[BEGIN]

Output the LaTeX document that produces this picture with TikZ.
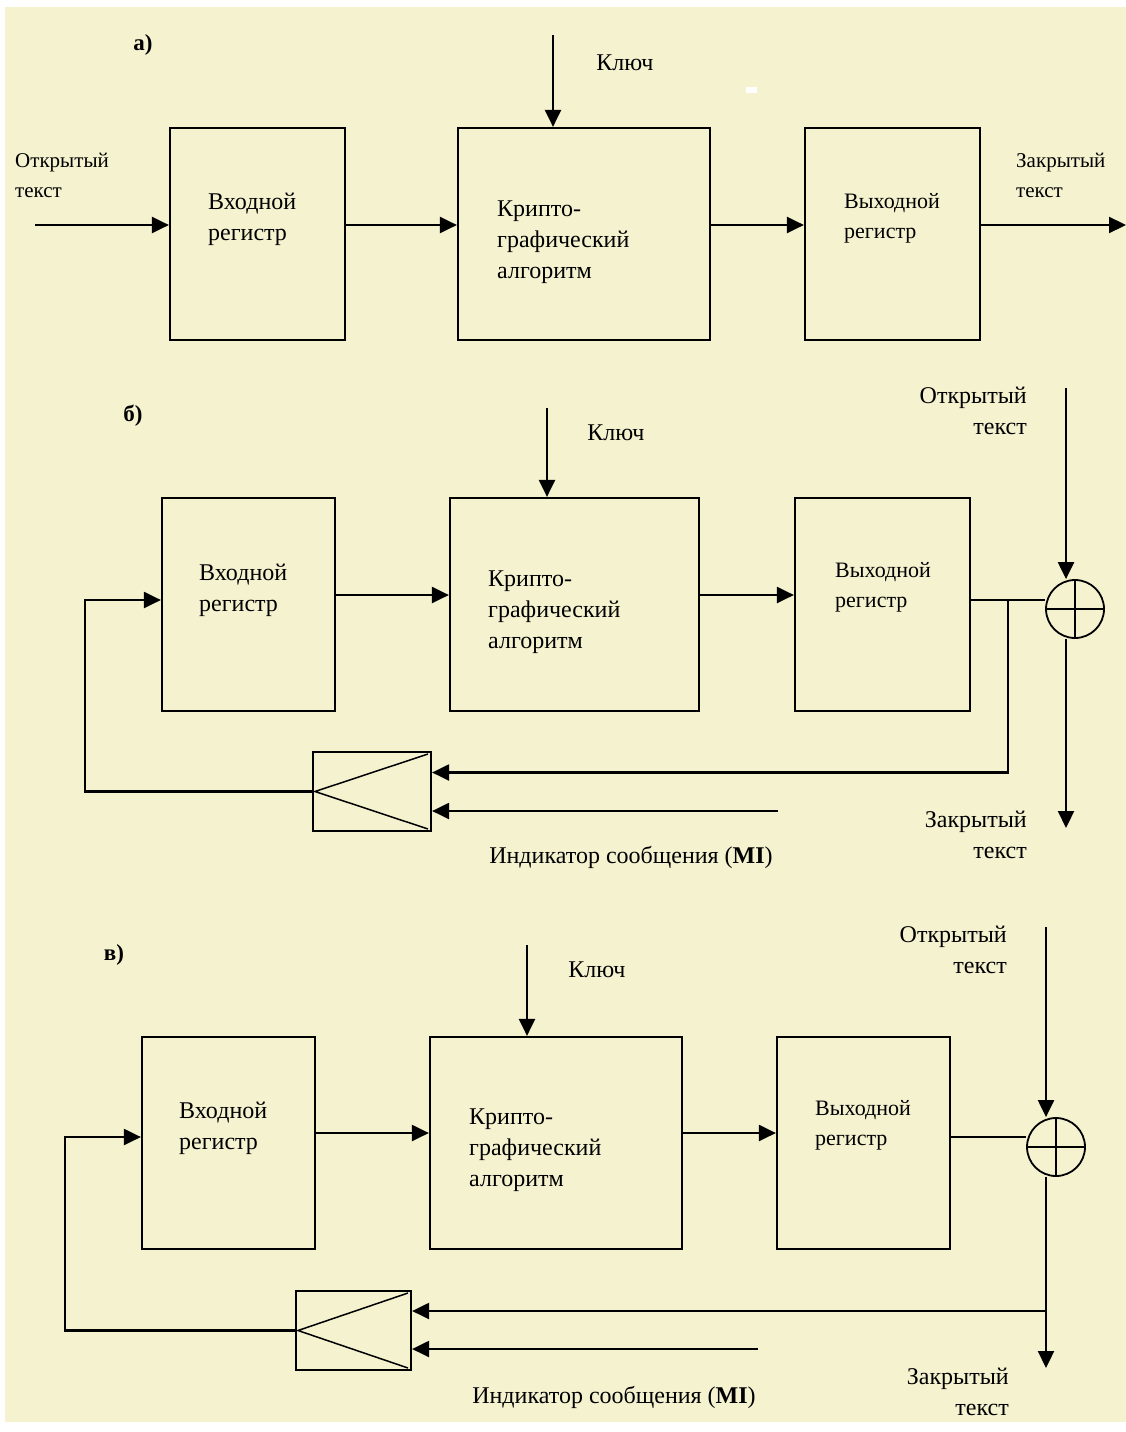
\documentclass[tikz,border=0pt]{standalone}
\usepackage{fontspec}
\setmainfont{Liberation Serif}
\usetikzlibrary{arrows.meta,calc}
\definecolor{bg}{RGB}{245,242,208}
\begin{document}
\begin{tikzpicture}[x=1pt,y=-1pt,
  ln/.style={line width=2.2pt},
  arr/.style={line width=2.2pt,-{Triangle[length=17pt,width=16pt]}},
  blk/.style={draw,line width=2.2pt,inner sep=0pt,minimum width=#1},
  txt/.style={inner sep=0pt,align=left,anchor=west,font=\fontsize{24}{31}\selectfont},
  txts/.style={inner sep=0pt,align=left,anchor=west,font=\fontsize{22}{30}\selectfont},
  lbl/.style={inner sep=0pt,font=\fontsize{23}{30}\selectfont\bfseries},
  rlbl/.style={inner sep=0pt,align=right,anchor=east,font=\fontsize{24}{31}\selectfont},
  llbl/.style={inner sep=0pt,align=left,anchor=west,font=\fontsize{21}{30}\selectfont},
  ctxt/.style={inner sep=0pt,font=\fontsize{24}{30}\selectfont},
  xor/.style={draw,circle,line width=1.8pt,minimum size=58pt,inner sep=0pt,
    path picture={\draw[line width=1.8pt] (path picture bounding box.north) -- (path picture bounding box.south)
      (path picture bounding box.west) -- (path picture bounding box.east);}},
  mux/.style={draw,line width=2.2pt,inner sep=0pt,minimum width=#1,minimum height=79pt,
    path picture={\draw[line width=1.5pt] ([xshift=-3pt,yshift=-2pt]path picture bounding box.north east) -- ([xshift=2pt]path picture bounding box.west) -- ([xshift=-3pt,yshift=2pt]path picture bounding box.south east);}}
]
\useasboundingbox (0,0) rectangle (1126,1432);
\fill[white] (0,0) rectangle (1126,1432);
\fill[bg] (5,7) rectangle (1126,1422);
\fill[white] (746,87) rectangle (757,93);

% ---------------- a)
\node[lbl] (la) at (143,45) {а)};
\node[blk=175pt,minimum height=212pt] (b1a) at (257.5,234) {};
\node[blk=252pt,minimum height=212pt] (b2a) at (584,234) {};
\node[blk=175pt,minimum height=212pt] (b3a) at (892.5,234) {};
\node[txt] (t1a) at (208,219) {Входной\\регистр};
\node[txt] (t2a) at (497,242) {Крипто-\\графический\\алгоритм};
\node[txts] (t3a) at (844,218) {Выходной\\регистр};
\node[ctxt] (ka) at (625,63) {Ключ};
\node[llbl] (oa) at (15,175) {Открытый\\текст};
\node[llbl] (za) at (1016,175) {Закрытый\\текст};
\coordinate (kta) at (553,35);
\coordinate (ina) at (35,225);
\coordinate (outa) at (1126,225);
\draw[arr] (kta) -- (kta |- b2a.north);
\draw[arr] (ina) -- (ina -| b1a.west);
\draw[arr] (b1a.east |- ina) -- (b2a.west |- ina);
\draw[arr] (b2a.east |- ina) -- (b3a.west |- ina);
\draw[arr] (b3a.east |- ina) -- (outa);

% ---------------- б)
\node[lbl] (lb) at (133,416) {б)};
\node[blk=173pt,minimum height=213pt] (b1b) at (248.5,604.5) {};
\node[blk=249pt,minimum height=213pt] (b2b) at (574.5,604.5) {};
\node[blk=175pt,minimum height=213pt] (b3b) at (882.5,604.5) {};
\node[txt] (t1b) at (199,590) {Входной\\регистр};
\node[txt] (t2b) at (488,612) {Крипто-\\графический\\алгоритм};
\node[txts] (t3b) at (835,587) {Выходной\\регистр};
\node[ctxt] (kb) at (616,433) {Ключ};
\node[rlbl] (ob) at (1027,411) {Открытый\\текст};
\node[rlbl] (zb) at (1027,835) {Закрытый\\текст};
\node[ctxt] (mib) at (631,857) {Индикатор сообщения (\textbf{MI})};
\node[xor] (xb) at (1075,609) {};
\node[mux=118pt] (mb) at (372,791.5) {};
\coordinate (ktb) at (547,408);
\coordinate (yb) at (0,595);
\coordinate (yob) at (0,600);
\coordinate (ptb) at (1066,388);
\coordinate (ctb) at (1066,828);
\coordinate (jb) at (1008,600);
\coordinate (msb) at (778,811);
\coordinate (lpb) at (85,600);
\draw[arr] (ktb) -- (ktb |- b2b.north);
\draw[arr] (b1b.east |- yb) -- (b2b.west |- yb);
\draw[arr] (b2b.east |- yb) -- (b3b.west |- yb);
\draw[ln] (b3b.east |- yob) -- (xb.west |- yob);
\draw[arr] (ptb) -- (ptb |- xb.north);
\draw[arr] (xb.south -| ptb) -- (ctb);
\draw[arr] (jb) |- ([yshift=19pt]mb.east);
\draw[arr] (msb) -- (msb -| mb.east);
\draw[arr] (mb.west) -| (lpb) -- (lpb -| b1b.west);

% ---------------- в)
\node[lbl] (lc) at (114,955) {в)};
\node[blk=173pt,minimum height=212pt] (b1c) at (228.5,1143) {};
\node[blk=252pt,minimum height=212pt] (b2c) at (556,1143) {};
\node[blk=173pt,minimum height=212pt] (b3c) at (863.5,1143) {};
\node[txt] (t1c) at (179,1128) {Входной\\регистр};
\node[txt] (t2c) at (469,1150) {Крипто-\\графический\\алгоритм};
\node[txts] (t3c) at (815,1125) {Выходной\\регистр};
\node[ctxt] (kc) at (597,970) {Ключ};
\node[rlbl] (oc) at (1007,950) {Открытый\\текст};
\node[rlbl] (zc) at (1009,1392) {Закрытый\\текст};
\node[ctxt] (mic) at (614,1397) {Индикатор сообщения (\textbf{MI})};
\node[xor] (xc) at (1056,1147) {};
\node[mux=115pt] (mc) at (353.5,1330.5) {};
\coordinate (ktc) at (527,945);
\coordinate (yc) at (0,1133);
\coordinate (yoc) at (0,1137);
\coordinate (ptc) at (1046,927);
\coordinate (ctc) at (1046,1368);
\coordinate (jc) at (1046,1311);
\coordinate (msc) at (758,1349);
\coordinate (lpc) at (65,1137);
\draw[arr] (ktc) -- (ktc |- b2c.north);
\draw[arr] (b1c.east |- yc) -- (b2c.west |- yc);
\draw[arr] (b2c.east |- yc) -- (b3c.west |- yc);
\draw[ln] (b3c.east |- yoc) -- (xc.west |- yoc);
\draw[arr] (ptc) -- (ptc |- xc.north);
\draw[arr] (xc.south -| ptc) -- (ctc);
\draw[arr] (jc) -- (jc -| mc.east);
\draw[arr] (msc) -- (msc -| mc.east);
\draw[arr] (mc.west) -| (lpc) -- (lpc -| b1c.west);
\end{tikzpicture}
\end{document}
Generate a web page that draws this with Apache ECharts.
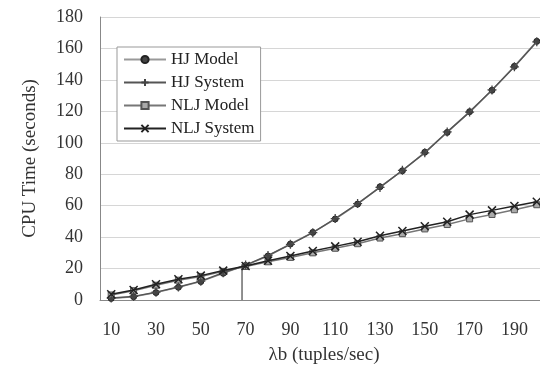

[END]

§ **Instructions to follow**
Above are records to transcribe exactly; leave their pictures out.

§ **Result of the task**
Output the LaTeX document that produces this picture with TikZ.
\documentclass[tikz,border=0pt]{standalone}
\usepackage{fontspec}
\setmainfont{Liberation Serif}
\usetikzlibrary{arrows.meta,calc}
\definecolor{bg}{RGB}{245,242,208}
\begin{document}
\begin{tikzpicture}[x=1pt,y=-1pt,
  ln/.style={line width=2.2pt},
  arr/.style={line width=2.2pt,-{Triangle[length=17pt,width=16pt]}},
  blk/.style={draw,line width=2.2pt,inner sep=0pt,minimum width=#1},
  txt/.style={inner sep=0pt,align=left,anchor=west,font=\fontsize{24}{31}\selectfont},
  txts/.style={inner sep=0pt,align=left,anchor=west,font=\fontsize{22}{30}\selectfont},
  lbl/.style={inner sep=0pt,font=\fontsize{23}{30}\selectfont\bfseries},
  rlbl/.style={inner sep=0pt,align=right,anchor=east,font=\fontsize{24}{31}\selectfont},
  llbl/.style={inner sep=0pt,align=left,anchor=west,font=\fontsize{21}{30}\selectfont},
  ctxt/.style={inner sep=0pt,font=\fontsize{24}{30}\selectfont},
  xor/.style={draw,circle,line width=1.8pt,minimum size=58pt,inner sep=0pt,
    path picture={\draw[line width=1.8pt] (path picture bounding box.north) -- (path picture bounding box.south)
      (path picture bounding box.west) -- (path picture bounding box.east);}},
  mux/.style={draw,line width=2.2pt,inner sep=0pt,minimum width=#1,minimum height=79pt,
    path picture={\draw[line width=1.5pt] ([xshift=-3pt,yshift=-2pt]path picture bounding box.north east) -- ([xshift=2pt]path picture bounding box.west) -- ([xshift=-3pt,yshift=2pt]path picture bounding box.south east);}}
]
\useasboundingbox (0,0) rectangle (1126,1432);
\fill[white] (0,0) rectangle (1126,1432);
\fill[bg] (5,7) rectangle (1126,1422);
\fill[white] (746,87) rectangle (757,93);

% ---------------- a)
\node[lbl] (la) at (143,45) {а)};
\node[blk=175pt,minimum height=212pt] (b1a) at (257.5,234) {};
\node[blk=252pt,minimum height=212pt] (b2a) at (584,234) {};
\node[blk=175pt,minimum height=212pt] (b3a) at (892.5,234) {};
\node[txt] (t1a) at (208,219) {Входной\\регистр};
\node[txt] (t2a) at (497,242) {Крипто-\\графический\\алгоритм};
\node[txts] (t3a) at (844,218) {Выходной\\регистр};
\node[ctxt] (ka) at (625,63) {Ключ};
\node[llbl] (oa) at (15,175) {Открытый\\текст};
\node[llbl] (za) at (1016,175) {Закрытый\\текст};
\coordinate (kta) at (553,35);
\coordinate (ina) at (35,225);
\coordinate (outa) at (1126,225);
\draw[arr] (kta) -- (kta |- b2a.north);
\draw[arr] (ina) -- (ina -| b1a.west);
\draw[arr] (b1a.east |- ina) -- (b2a.west |- ina);
\draw[arr] (b2a.east |- ina) -- (b3a.west |- ina);
\draw[arr] (b3a.east |- ina) -- (outa);

% ---------------- б)
\node[lbl] (lb) at (133,416) {б)};
\node[blk=173pt,minimum height=213pt] (b1b) at (248.5,604.5) {};
\node[blk=249pt,minimum height=213pt] (b2b) at (574.5,604.5) {};
\node[blk=175pt,minimum height=213pt] (b3b) at (882.5,604.5) {};
\node[txt] (t1b) at (199,590) {Входной\\регистр};
\node[txt] (t2b) at (488,612) {Крипто-\\графический\\алгоритм};
\node[txts] (t3b) at (835,587) {Выходной\\регистр};
\node[ctxt] (kb) at (616,433) {Ключ};
\node[rlbl] (ob) at (1027,411) {Открытый\\текст};
\node[rlbl] (zb) at (1027,835) {Закрытый\\текст};
\node[ctxt] (mib) at (631,857) {Индикатор сообщения (\textbf{MI})};
\node[xor] (xb) at (1075,609) {};
\node[mux=118pt] (mb) at (372,791.5) {};
\coordinate (ktb) at (547,408);
\coordinate (yb) at (0,595);
\coordinate (yob) at (0,600);
\coordinate (ptb) at (1066,388);
\coordinate (ctb) at (1066,828);
\coordinate (jb) at (1008,600);
\coordinate (msb) at (778,811);
\coordinate (lpb) at (85,600);
\draw[arr] (ktb) -- (ktb |- b2b.north);
\draw[arr] (b1b.east |- yb) -- (b2b.west |- yb);
\draw[arr] (b2b.east |- yb) -- (b3b.west |- yb);
\draw[ln] (b3b.east |- yob) -- (xb.west |- yob);
\draw[arr] (ptb) -- (ptb |- xb.north);
\draw[arr] (xb.south -| ptb) -- (ctb);
\draw[arr] (jb) |- ([yshift=19pt]mb.east);
\draw[arr] (msb) -- (msb -| mb.east);
\draw[arr] (mb.west) -| (lpb) -- (lpb -| b1b.west);

% ---------------- в)
\node[lbl] (lc) at (114,955) {в)};
\node[blk=173pt,minimum height=212pt] (b1c) at (228.5,1143) {};
\node[blk=252pt,minimum height=212pt] (b2c) at (556,1143) {};
\node[blk=173pt,minimum height=212pt] (b3c) at (863.5,1143) {};
\node[txt] (t1c) at (179,1128) {Входной\\регистр};
\node[txt] (t2c) at (469,1150) {Крипто-\\графический\\алгоритм};
\node[txts] (t3c) at (815,1125) {Выходной\\регистр};
\node[ctxt] (kc) at (597,970) {Ключ};
\node[rlbl] (oc) at (1007,950) {Открытый\\текст};
\node[rlbl] (zc) at (1009,1392) {Закрытый\\текст};
\node[ctxt] (mic) at (614,1397) {Индикатор сообщения (\textbf{MI})};
\node[xor] (xc) at (1056,1147) {};
\node[mux=115pt] (mc) at (353.5,1330.5) {};
\coordinate (ktc) at (527,945);
\coordinate (yc) at (0,1133);
\coordinate (yoc) at (0,1137);
\coordinate (ptc) at (1046,927);
\coordinate (ctc) at (1046,1368);
\coordinate (jc) at (1046,1311);
\coordinate (msc) at (758,1349);
\coordinate (lpc) at (65,1137);
\draw[arr] (ktc) -- (ktc |- b2c.north);
\draw[arr] (b1c.east |- yc) -- (b2c.west |- yc);
\draw[arr] (b2c.east |- yc) -- (b3c.west |- yc);
\draw[ln] (b3c.east |- yoc) -- (xc.west |- yoc);
\draw[arr] (ptc) -- (ptc |- xc.north);
\draw[arr] (xc.south -| ptc) -- (ctc);
\draw[arr] (jc) -- (jc -| mc.east);
\draw[arr] (msc) -- (msc -| mc.east);
\draw[arr] (mc.west) -| (lpc) -- (lpc -| b1c.west);
\end{tikzpicture}
\end{document}
Generate a web page that draws this with Apache ECharts.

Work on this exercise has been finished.